Adam: The publishing industry is in a state of flux right now. Where do you think it’s going, and how well will self-published authors fare against industry published authors?
Emmanuel: The whole value chain is evolving so much that I’m not sure how long the selfpublishing/traditional publishing antagonism will remain.
For instance, we recently helped PFD Literary Agents set up their own digital imprint where they give a very interesting 50/50 deal to authors. The emergence of more digital imprints is something that we follow closely. What we believe, though, is that the production of high-quality books can be commoditized through a service like Reedsy, and that publishers should only do what they do best: curate content, offer physical distribution and negotiate foreign rights.
Adam: How many freelancers and how many authors do you have on Reedsy?
Emmanuel: About 6,000 authors have joined Reedsy so far and we have selected 300+ professionals out of 7,000 applications.
Adam: What is the most popular service authors are looking for when they join Reedsy?
Emmanuel: Self-publishing authors are mainly looking for editing services when they come to Reedsy. We would love to see self-publishing authors invest more into their book covers though: too many of them still underestimate the incredible impact a beautiful cover can have for their book sales.
We see mix of authors looking to self-publish and authors looking to polish their manuscript before submitting to agents or publishers, which is why we recently added a “query letter review” service to our marketplace. Eventually, we want Reedsy to become the backbone of the industry, providing high-quality services to all authors or publishers.
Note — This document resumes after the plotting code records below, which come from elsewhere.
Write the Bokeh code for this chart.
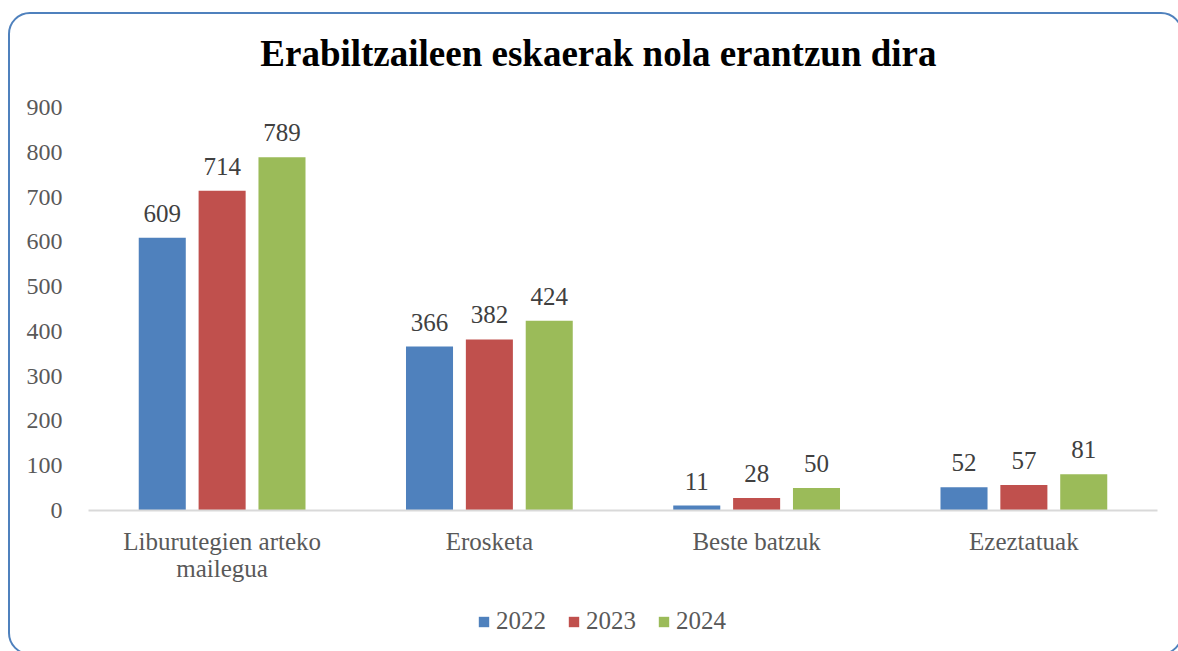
from bokeh.plotting import figure
from bokeh.models import ColumnDataSource, Legend, LegendItem, CategoricalAxis, FactorRange
from bokeh.layouts import column
from bokeh.transform import dodge
from bokeh.core.properties import value
from bokeh.embed import file_html
from bokeh.resources import INLINE

label_line1 = ["Liburutegien arteko", "Erosketa", "Beste batzuk", "Ezeztatuak"]
label_line2 = ["mailegua", " ", "  ", "   "]
years = ["2022", "2023", "2024"]
v2022 = [609, 366, 11, 52]
v2023 = [714, 382, 28, 57]
v2024 = [789, 424, 50, 81]
colors = ["#4f81bd", "#c0504d", "#9bbb59"]
title_text = "Erabiltzaileen eskaerak nola erantzun dira"

FONT = "Liberation Serif"
W = 1171

# ---- title strip (frame is aligned with the chart frame by the column layout)
tf = figure(width=W, height=70, output_backend="svg", toolbar_location=None,
            min_border=0, x_range=(0, 1), y_range=(0, 1))
tf.axis.visible = False
tf.grid.grid_line_color = None
tf.outline_line_color = None
tf.border_fill_color = None
tf.text(x=[0.477], y=[0.443], text=[title_text], text_align="center", text_baseline="middle",
        text_font=value(FONT), text_font_size="37px", text_font_style="bold", text_color="#000000")

# ---- main chart
src = ColumnDataSource(dict(cat=label_line1, y2022=v2022, y2023=v2023, y2024=v2024,
                            t2022=[str(v) for v in v2022],
                            t2023=[str(v) for v in v2023],
                            t2024=[str(v) for v in v2024]))

p = figure(x_range=FactorRange(factors=label_line1), y_range=(0, 900), width=W, height=518,
           output_backend="svg", toolbar_location=None,
           min_border_left=78, min_border_right=24, min_border_top=23, min_border_bottom=92)
p.extra_x_ranges = {"line2": FactorRange(factors=label_line2)}
p.outline_line_color = None
p.grid.grid_line_color = None
p.border_fill_color = None

offsets = [-0.224, 0.0, 0.224]
for yr, off, col in zip(years, offsets, colors):
    p.vbar(x=dodge("cat", off, range=p.x_range), top="y" + yr, width=0.176,
           source=src, fill_color=col, line_color=None)
    p.text(x=dodge("cat", off, range=p.x_range), y="y" + yr, text="t" + yr, source=src,
           text_align="center", text_baseline="bottom", y_offset=-16,
           text_font=value(FONT), text_font_size="25px", text_color="#404040")

p.yaxis.ticker = list(range(0, 1000, 100))
p.yaxis.axis_line_color = None
p.yaxis.major_tick_line_color = None
p.yaxis.minor_tick_line_color = None
p.yaxis.major_label_text_font = FONT
p.yaxis.major_label_text_font_size = "24px"
p.yaxis.major_label_text_color = "#595959"
p.yaxis.major_label_standoff = 20

xa = p.xaxis[0]
xa.axis_line_color = "#d9d9d9"
xa.axis_line_width = 2
xa.major_tick_line_color = None
xa.minor_tick_line_color = None
xa.major_label_text_font = FONT
xa.major_label_text_font_size = "25px"
xa.major_label_text_color = "#595959"
xa.major_label_standoff = 11

xa2 = CategoricalAxis(x_range_name="line2", axis_line_color=None, major_tick_line_color=None,
                      minor_tick_line_color=None, major_label_text_font=FONT,
                      major_label_text_font_size="25px", major_label_text_color="#595959",
                      major_label_standoff=-9)
p.add_layout(xa2, "below")

# ---- legend strip (zero-size proxy glyphs, only used for the legend swatches)
lf = figure(width=W, height=51, output_backend="svg", toolbar_location=None,
            min_border=0, x_range=(0, 1), y_range=(0, 1))
lf.axis.visible = False
lf.grid.grid_line_color = None
lf.outline_line_color = None
lf.border_fill_color = None
lrs = [lf.vbar(x=[0.5], top=[0], bottom=[0], width=0, fill_color=c, line_color=None)
       for c in colors]
legend = Legend(items=[LegendItem(label=yr, renderers=[r]) for yr, r in zip(years, lrs)],
                orientation="horizontal", location=(389, 18),
                label_text_font=FONT, label_text_font_size="25px", label_text_color="#595959",
                glyph_width=13, glyph_height=13, label_standoff=6, spacing=21,
                padding=0, margin=0, border_line_color=None, background_fill_alpha=0)
lf.add_layout(legend, "center")

layout = column(tf, p, lf, spacing=0)
layout.styles = {"position": "fixed", "left": "8px", "top": "12px",
                 "border": "2px solid #4f81bd", "border-radius": "22px", "background": "white"}

open("out.html", "w").write(file_html(layout, INLINE))
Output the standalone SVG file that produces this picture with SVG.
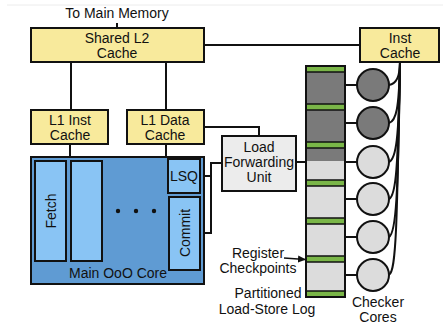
<svg xmlns="http://www.w3.org/2000/svg" width="443" height="327" viewBox="0 0 443 327">
<defs>
<style>
text{font-family:"Liberation Sans",Arial,sans-serif;font-size:14px;fill:#111;text-anchor:middle}
.y{fill:#f8ea9c;stroke:#111;stroke-width:2}
.w{fill:none;stroke:#111;stroke-width:2}
.lb{fill:#89c4f4;stroke:#111;stroke-width:2}
.lg{fill:#dcdcdc}
.dg{fill:#7a7a7a}
.gr{fill:#7ab648}
.cl{stroke:#111;stroke-width:2}
</style>
<marker id="ah" markerWidth="8" markerHeight="8" refX="7" refY="4" orient="auto" markerUnits="userSpaceOnUse">
<path d="M0,0.5 L8,4 L0,7.5 Z" fill="#111"/>
</marker>
</defs>
<rect width="443" height="327" fill="#fff"/>
<line x1="7" y1="5" x2="443" y2="5" stroke="#ececec" stroke-width="1"/>

<g id="connectors" class="w" fill="none">
<line x1="117" y1="23" x2="117" y2="28"/>
<line x1="71" y1="62" x2="71" y2="110"/>
<line x1="166" y1="62" x2="166" y2="110"/>
<line x1="204" y1="45" x2="360" y2="45"/>
<line x1="70" y1="144" x2="70" y2="157"/>
<line x1="166" y1="144" x2="166" y2="157"/>
<polyline points="204,127 259,127 259,136"/>
<polyline points="201,176 211,176"/>
<polyline points="201,233 211,233 211,163 222,163"/>
<line x1="296" y1="162" x2="306" y2="162"/>
<line x1="345" y1="85" x2="357" y2="85"/>
<line x1="345" y1="123" x2="357" y2="123"/>
<line x1="345" y1="162" x2="357" y2="162"/>
<line x1="345" y1="199" x2="357" y2="199"/>
<line x1="345" y1="237" x2="357" y2="237"/>
<line x1="345" y1="275" x2="357" y2="275"/>
<path d="M389,85 C396,84 400,78 400,62"/>
<path d="M389,123 C396,121 399,110 400,62"/>
<path d="M389,162 C396,159 399,140 400,62"/>
<path d="M389,199 C396,196 398,170 400,62"/>
<path d="M389,237 C396,233 398,200 400,62"/>
<path d="M389,275 C396,271 397,230 400,62"/>
<path d="M284,258 L305,259.5" stroke-width="1.5" marker-end="url(#ah)"/>
</g>

<text x="117" y="18">To Main Memory</text>

<g id="l2">
<rect class="y" x="31" y="28" width="173" height="34"/>
<text x="117" y="43">Shared L2</text>
<text x="117" y="58">Cache</text>
</g>

<g id="instcache">
<rect class="y" x="360" y="28" width="79" height="34"/>
<text x="400" y="43">Inst</text>
<text x="400" y="58">Cache</text>
</g>

<g id="l1i">
<rect class="y" x="31" y="110" width="77" height="34"/>
<text x="70" y="125">L1 Inst</text>
<text x="70" y="140">Cache</text>
</g>

<g id="l1d">
<rect class="y" x="127" y="110" width="77" height="34"/>
<text x="165" y="125">L1 Data</text>
<text x="165" y="140">Cache</text>
</g>

<g id="lfu">
<rect x="222" y="136" width="74" height="55" fill="#ececec" stroke="#111" stroke-width="2"/>
<text x="259" y="152">Load</text>
<text x="259" y="167">Forwarding</text>
<text x="259" y="182">Unit</text>
</g>

<g id="core">
<rect x="31" y="157" width="173" height="127" fill="#5f9bd3" stroke="#111" stroke-width="2"/>
<rect class="lb" x="35" y="161" width="31" height="100"/>
<text transform="translate(56,211) rotate(-90)">Fetch</text>
<rect class="lb" x="71" y="161" width="31" height="100"/>
<circle cx="118" cy="211" r="2.2" fill="#111"/>
<circle cx="136" cy="211" r="2.2" fill="#111"/>
<circle cx="154" cy="211" r="2.2" fill="#111"/>
<rect class="lb" x="168" y="159" width="32" height="34"/>
<text x="184" y="181">LSQ</text>
<rect class="lb" x="169" y="197" width="31" height="73"/>
<text transform="translate(190,233) rotate(-90)">Commit</text>
<text x="118" y="278">Main OoO Core</text>
</g>

<g id="log">
<rect class="lg" x="306" y="66" width="39" height="231"/>
<rect class="dg" x="306" y="66" width="39" height="95"/>
<rect class="gr" x="306" y="66" width="39" height="6"/>
<rect class="gr" x="306" y="104" width="39" height="6"/>
<rect class="gr" x="306" y="142" width="39" height="6"/>
<rect class="gr" x="306" y="180" width="39" height="6"/>
<rect class="gr" x="306" y="218" width="39" height="6"/>
<rect class="gr" x="306" y="256" width="39" height="6"/>
<rect class="gr" x="306" y="291" width="39" height="6"/>
<g stroke="#111" stroke-width="1.5">
<line x1="306" y1="72" x2="345" y2="72"/><line x1="306" y1="104" x2="345" y2="104"/>
<line x1="306" y1="110" x2="345" y2="110"/><line x1="306" y1="142" x2="345" y2="142"/>
<line x1="306" y1="148" x2="345" y2="148"/><line x1="306" y1="180" x2="345" y2="180"/>
<line x1="306" y1="186" x2="345" y2="186"/><line x1="306" y1="218" x2="345" y2="218"/>
<line x1="306" y1="224" x2="345" y2="224"/><line x1="306" y1="256" x2="345" y2="256"/>
<line x1="306" y1="262" x2="345" y2="262"/><line x1="306" y1="291" x2="345" y2="291"/>
</g>
<rect x="306" y="66" width="39" height="231" fill="none" stroke="#111" stroke-width="2"/>
</g>

<g id="checkers">
<circle cx="373" cy="85" r="16" fill="#7a7a7a" class="cl"/>
<circle cx="373" cy="123" r="16" fill="#7a7a7a" class="cl"/>
<circle cx="373" cy="162" r="16" fill="#dcdcdc" class="cl"/>
<circle cx="373" cy="199" r="16" fill="#dcdcdc" class="cl"/>
<circle cx="373" cy="237" r="16" fill="#dcdcdc" class="cl"/>
<circle cx="373" cy="275" r="16" fill="#dcdcdc" class="cl"/>
</g>

<g id="labels">
<text x="258" y="258">Register</text>
<text x="258" y="273">Checkpoints</text>
<text x="268" y="298">Partitioned</text>
<text x="267" y="314">Load-Store Log</text>
<text x="378" y="307">Checker</text>
<text x="378" y="322">Cores</text>
</g>
</svg>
Adam: Do you have any minimum qualifications for freelancers? Is it required they have
experience in the publishing industry?
Emmanuel: Yes! Our team receives hundreds of applications every week and only selects a handful of professionals. The objective is to provide the highest level of quality to authors and publishers. This is why people often describe Reedsy as a “curated” marketplace. We require a strong experience working at top publishers or with bestselling authors and a portfolio of at least 10 books. We also ask them to connect their social networks to Reedsy so we can verify their online identity.
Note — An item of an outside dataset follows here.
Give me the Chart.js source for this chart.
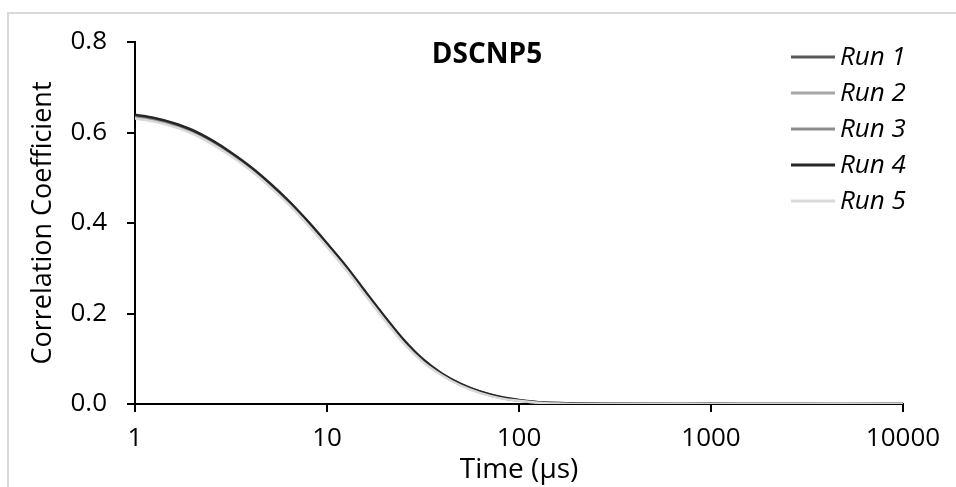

Adam: How does Reedsy make money? Is it purely commission-based?
Emmanuel: Our fees are shared between professionals and clients who both pay a 10 percent commission on every transaction. This allows us to develop our product, curate our network, and offer customer support with a 100 percent satisfaction guarantee.
Adam: Besides Reedsy, what other innovative companies are helping indie authors right now?
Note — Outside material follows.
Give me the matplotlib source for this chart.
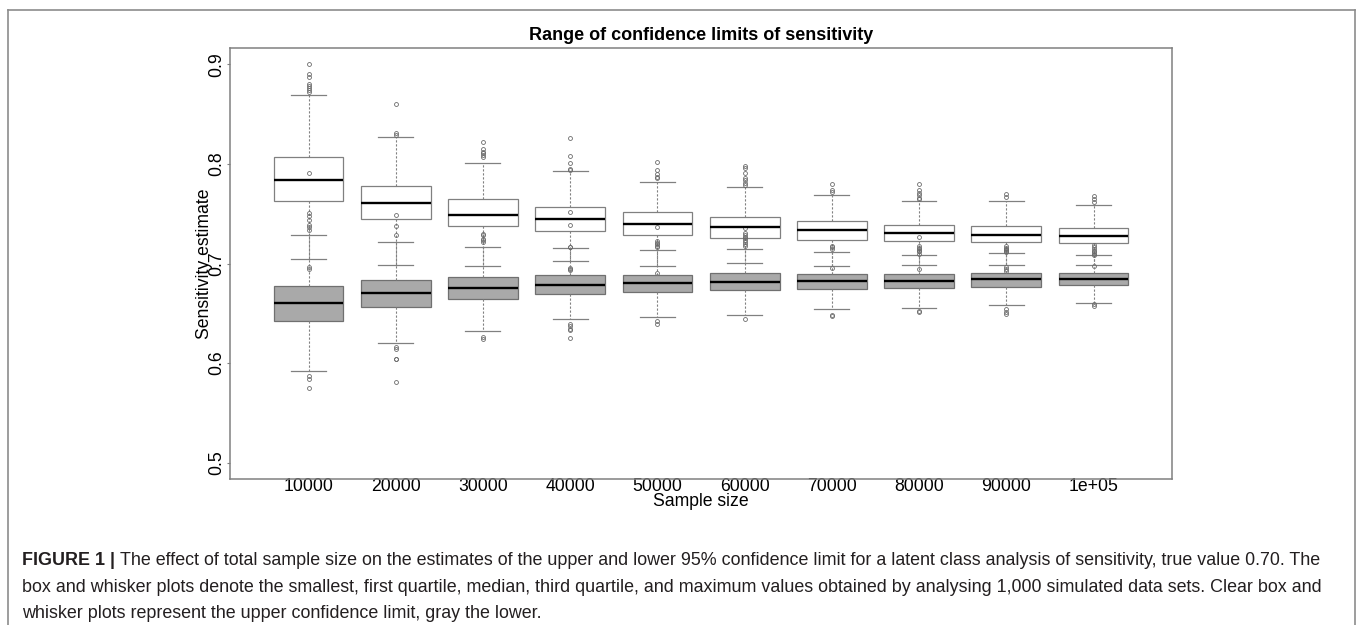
import matplotlib
matplotlib.use("Agg")
import matplotlib.pyplot as plt
from matplotlib.lines import Line2D

plt.rcParams["font.family"] = ["Liberation Sans", "DejaVu Sans"]

sample_sizes = ["10000", "20000", "30000", "40000", "50000",
                "60000", "70000", "80000", "90000", "1e+05"]

# upper 95% confidence limit (clear boxes)
upper_whislo = [0.7042, 0.6983, 0.6977, 0.7025, 0.6970, 0.7002, 0.6975, 0.6985, 0.6983, 0.6983]
upper_q1 = [0.7630, 0.7446, 0.7372, 0.7328, 0.7288, 0.7255, 0.7241, 0.7221, 0.7214, 0.7201]
upper_med = [0.7834, 0.7610, 0.7492, 0.7442, 0.7399, 0.7362, 0.7338, 0.7308, 0.7291, 0.7278]
upper_q3 = [0.8065, 0.7774, 0.7643, 0.7570, 0.7513, 0.7469, 0.7425, 0.7385, 0.7379, 0.7358]
upper_whishi = [0.8690, 0.8266, 0.8012, 0.7928, 0.7817, 0.7764, 0.7683, 0.7626, 0.7623, 0.7583]
upper_fliers = [
    [0.900, 0.890, 0.887, 0.880, 0.878, 0.876, 0.874, 0.872, 0.6968, 0.6946],
    [0.860, 0.8307, 0.829],
    [0.8216, 0.8146, 0.8122, 0.8106, 0.8085, 0.8072],
    [0.8256, 0.8082, 0.8008, 0.7945, 0.7938, 0.6950, 0.6946, 0.6933],
    [0.8015, 0.7941, 0.7898, 0.7870, 0.7854, 0.6906],
    [0.7978, 0.7955, 0.7905, 0.7861, 0.7838, 0.7804, 0.7787],
    [0.7794, 0.7737, 0.7717, 0.6953],
    [0.7801, 0.7734, 0.7711, 0.7683, 0.7660, 0.7643, 0.6943],
    [0.7693, 0.7670, 0.6960, 0.6940, 0.6920],
    [0.7677, 0.7650, 0.7620, 0.6970],
]

# lower 95% confidence limit (gray boxes)
lower_whislo = [0.5921, 0.6200, 0.6320, 0.6441, 0.6461, 0.6481, 0.6548, 0.6551, 0.6581, 0.6601]
lower_q1 = [0.6427, 0.6564, 0.6642, 0.6692, 0.6712, 0.6729, 0.6745, 0.6752, 0.6769, 0.6782]
lower_med = [0.6605, 0.6700, 0.6749, 0.6786, 0.6806, 0.6812, 0.6822, 0.6826, 0.6843, 0.6843]
lower_q3 = [0.6772, 0.6836, 0.6863, 0.6883, 0.6886, 0.6903, 0.6896, 0.6893, 0.6903, 0.6903]
lower_whishi = [0.7286, 0.7218, 0.7161, 0.7154, 0.7140, 0.7144, 0.7114, 0.7090, 0.7104, 0.7081]
lower_fliers = [
    [0.7906, 0.7504, 0.7480, 0.7437, 0.7386, 0.7363, 0.7336, 0.5870, 0.5844, 0.5747],
    [0.7486, 0.7379, 0.7288, 0.6166, 0.6139, 0.6045, 0.6039, 0.5814],
    [0.7301, 0.7285, 0.7251, 0.7235, 0.7218, 0.6260, 0.6246],
    [0.7513, 0.7382, 0.7170, 0.7167, 0.6394, 0.6370, 0.6347, 0.6330, 0.6256],
    [0.7365, 0.7228, 0.7210, 0.7195, 0.7180, 0.7167, 0.6424, 0.6394],
    [0.7352, 0.7302, 0.7285, 0.7268, 0.7252, 0.7235, 0.7215, 0.7200, 0.7178, 0.6441],
    [0.7174, 0.7161, 0.7141, 0.6487, 0.6474],
    [0.7265, 0.7174, 0.7160, 0.7145, 0.7130, 0.7121, 0.7097, 0.6528, 0.6508],
    [0.7174, 0.7160, 0.7150, 0.7140, 0.7127, 0.7115, 0.6541, 0.6514, 0.6491],
    [0.7188, 0.7165, 0.7150, 0.7130, 0.7120, 0.7100, 0.7087, 0.6591, 0.6575],
]

caption_lines = [
    "The effect of total sample size on the estimates of the upper and lower 95% confidence "
    "limit for a latent class analysis of sensitivity, true value 0.70. The",
    "box and whisker plots denote the smallest, first quartile, median, third quartile, and "
    "maximum values obtained by analysing 1,000 simulated data sets. Clear box and",
    "whisker plots represent the upper confidence limit, gray the lower.",
]


def make_stats(lo, q1, med, q3, hi, fliers):
    return [dict(whislo=a, q1=b, med=c, q3=d, whishi=e, fliers=f)
            for a, b, c, d, e, f in zip(lo, q1, med, q3, hi, fliers)]


W, H = 1357, 625
fig = plt.figure(figsize=(W / 100, H / 100), dpi=100)
ax = fig.add_axes([230 / W, 1 - 479 / H, (1172 - 230) / W, (479 - 48) / H])

edge = "#808080"
positions = list(range(1, len(sample_sizes) + 1))
common = dict(
    positions=positions, widths=0.8, capwidths=0.4, patch_artist=True,
    whiskerprops=dict(color=edge, lw=0.8, linestyle=(0, (2, 1.6))),
    capprops=dict(color=edge, lw=0.9),
    medianprops=dict(color="black", lw=1.7),
    flierprops=dict(marker="o", markerfacecolor="none", markeredgecolor="#6a6a6a",
                    markersize=2.8, markeredgewidth=0.6, linestyle="none"),
)
ax.bxp(make_stats(upper_whislo, upper_q1, upper_med, upper_q3, upper_whishi, upper_fliers),
       boxprops=dict(facecolor="white", edgecolor=edge, lw=0.9), **common)
ax.bxp(make_stats(lower_whislo, lower_q1, lower_med, lower_q3, lower_whishi, lower_fliers),
       boxprops=dict(facecolor="#a9a9a9", edgecolor="#707070", lw=0.9), **common)

ax.set_xlim(0.1, 10.9)
ax.set_ylim(0.4836, 0.9164)
ax.set_xticks(positions)
ax.set_xticklabels(sample_sizes, fontsize=12.7)
ax.tick_params(axis="x", length=0, pad=-1)
ax.set_yticks([0.5, 0.6, 0.7, 0.8, 0.9])
ax.set_yticklabels(["0.5", "0.6", "0.7", "0.8", "0.9"], fontsize=12.7,
                   rotation=90, va="center")
ax.tick_params(axis="y", length=2.4, width=0.8, color=edge, pad=1)
for sp in ax.spines.values():
    sp.set_color(edge)
    sp.set_linewidth(1.1)

ax.set_xlabel("Sample size", fontsize=12.7)
ax.xaxis.set_label_coords(0.5, -0.033)
ax.set_ylabel("Sensitivity estimate", fontsize=12.7)
ax.yaxis.set_label_coords(-0.018, 0.5)
ax.set_title("Range of confidence limits of sensitivity", fontsize=13, fontweight="bold", pad=6)

# outer frame of the figure panel
for xs, ys in [((8, 1355), (9.7, 9.7)), ((8, 8), (9.7, 630)), ((1355, 1355), (9.7, 630))]:
    fig.add_artist(Line2D([x / W for x in xs], [1 - y / H for y in ys],
                          color="#8c8c8c", lw=1.2))

# caption
txt_color = "#231f20"
cap_size = 12.85
baselines = [565, 591.7, 618.3]
bold = fig.text(22.5 / W, 1 - baselines[0] / H, "FIGURE 1 | ", fontsize=cap_size,
                fontweight="bold", color=txt_color, va="baseline")
fig.canvas.draw()
bb = bold.get_window_extent()
fig.text(bb.x1 / W, 1 - baselines[0] / H, caption_lines[0], fontsize=cap_size,
         color=txt_color, va="baseline")
for line, yb in zip(caption_lines[1:], baselines[1:]):
    fig.text(22.5 / W, 1 - yb / H, line, fontsize=cap_size, color=txt_color, va="baseline")

fig.savefig("out.png", dpi=100)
Emmanuel: Crowdfunding platforms are a good complement to Reedsy. For instance, Reedsy authors often use Publishizer or Kickstarter to raise funds to pay for our services. We are also pretty excited to see what Find My Audience is going to release in the coming months to help authors locate and engage with a highly qualified audience.
Adam: What’s coming next for Reedsy? What can you tell me about any plans to further expand or enhance your services?
Emmanuel: Many things! First, we will be adding more services to our marketplace in the coming months: marketing, ghostwriting and translation will be progressively rolled out. Then, we will be adding dedicated publisher accounts to allow publishers to manage entire teams and projects through Reedsy. Last but not least, we will be releasing our collaborative book editor to allow any author to work collaboratively on their books and get properly formatted EPUB and PDF files instantly.